MRW: Machine readable workbook. An XML description of a machine as specified by the system owner.

HWP: Hardware procedure. A "black box" code module supplied by the hardware team that initializes host processor and memory subsystems in a platform -independent fashion.

Device Tree: A device tree is a data structure describing the hardware components of a particular computer so that the operating system's kernel can use and manage those components, including the CPU or CPUs, the memory, the buses and the peripherals. Reference

EKB: EKB library contains all the hardware procedures (HWP) for the specific platform and corresponding error XML files for each hardware procedure.

PEL: Platform Entity Log

Requirement

libekb

EKB library contains hardware procedures for the specific platform and the corresponding error xml files for each hardware procedure. Error XML specifies attribute data, targets to callout, targets to guard, and targets to deconfigure for a specific error. Parsers in EKB library parse the error XML file and generate a c++ header file which is used by the hardware procedure in capturing the failure data.

Add parser in libekb to parse the error XML file and provide methods that can parse the failure data returned by the hardware procedure methods and return data in key, value pairs so that the same can be used in the creation of PEL.

libipl

Initial program load library used for booting the system. Library internally calls hardware procedures (HWP) of EKB library. Hardware procedure execution status need to be returned to the caller so that caller can create PEL on hardware procedure execution failure.

libpdbg

libpdbg library is used for hardware access, any hardware access errors need to be captured as part of the PEL.

Message Registry Entries

For errors to be raised in pHal corresponding error message registry entries need to be created in the message registry.

Proposed design

Hardware procedure failure

Add parser in libekb to parse the error XML file and provide methods that can parse the failure data returned by the hardware procedure methods and return data in key, value pairs so that the same can be used in the Create interface for the creation of PEL.
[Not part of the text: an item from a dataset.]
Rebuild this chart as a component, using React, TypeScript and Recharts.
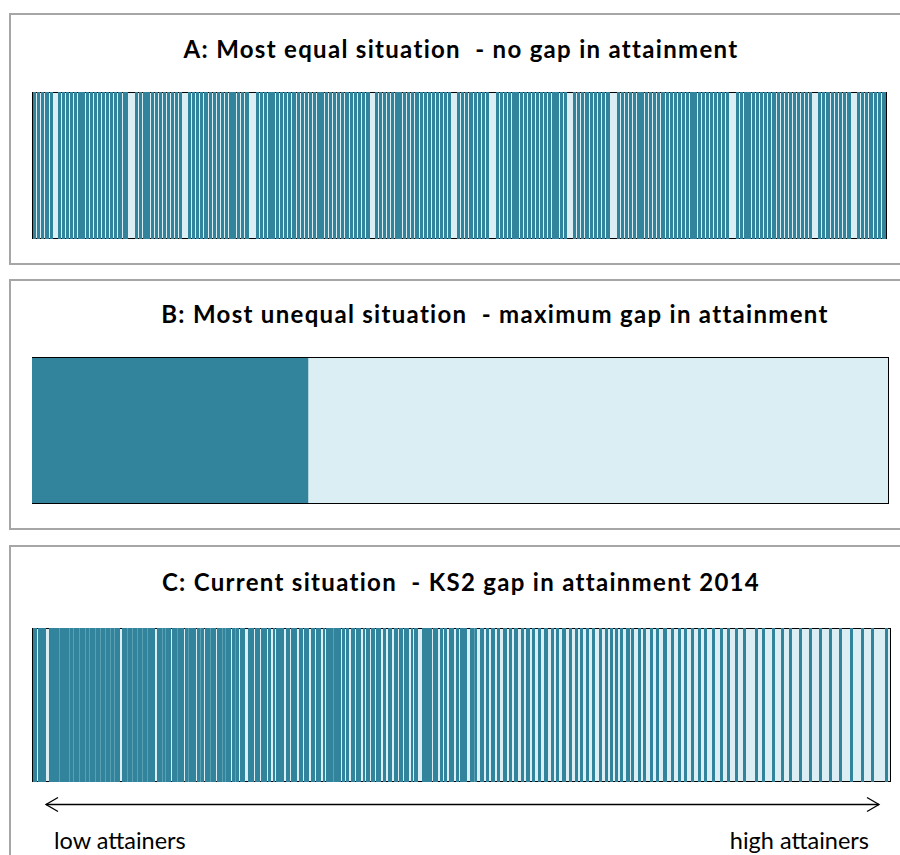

Inventory strings for the targets to Callout/Guard/Deconfig need to be added to the additional data section of the Create interface.

Applications need to register callback methods in libekb library to get back the error logging traces.

Debug traces returned through the callback method will be added to the PEL.

libipl internal failure

Applications need to register callback methods in libipl library to get back the error logging traces.

Debug traces returned through the callback method will be added to the PEL.

libpdbg internal failure

Applications need to register callback methods to get the debug traces from libpdbg library.

Debug traces returned through the callback method will be added to the PEL.

Sequence diagrams

Register for debug traces and boot errors

image

Process debug traces

image

Process boot failures

image

Alternatives Considered

None

Impacts

None

Future changes

At present using Create by providing the data in std::map format the same will be changed to JSON format when the corresponding support to pass JSON files to the Create interface is added.

Testing

  1. Simulate hardware procedure failure and check if PEL is created.